Isn’t this a feature of metaprogramming in imperative languages rather than a problem? The whole point of metaprogramming is to change the programming language’s features or whatever during compile time. They typically do that with a Turing-Complete language. That means such an imperative language w/ metaprogramming will have at least two steps to produce a parse tree: create initial parse tree from text that contains the macro or template commands; macro/template expansion. The result is the final, parse tree.
I’m interested in any usable languages people know of that support full metaprogramming with everything decidable at compile-time during first parse. I’m not saying it doesn’t exist but I haven’t heard of one.
The difference is in Lisp everything around the splice point is the same regardless of your macro expansion. In C++, the kind of the template expansion effects the parse of code around it.
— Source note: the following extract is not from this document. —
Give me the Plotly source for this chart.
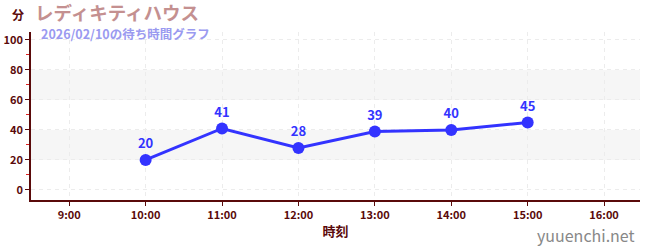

It’s sort of like if a Lisp macro could insert a floating open-parenthesis.
In most metaprogramming systems that aren’t just text macros, an expansion like “1 +” that would screw with operator precedence isn’t valid. That’s basically what the templates example here is though.
The problem here is that the parsing itself is undecidable, not just the evaluation of the parsed code.
This is only a “problem” because it interacts poorly with other “problems”. In the case of C++, the other, bigger problem, is that a confluence of (mis-)features make it difficult to perform separate compilation. Meanwhile, whether a Lisp program will parse (more specifically: macro-expand) is trivially undecidable, but Lisp compilers fair just fine.
This problem is specific to C++, due to its syntax. In fact, ironically, this happens due to a syntax that’s decidable in C, where the syntax comes from, but add on templates and it’s no longer decidable.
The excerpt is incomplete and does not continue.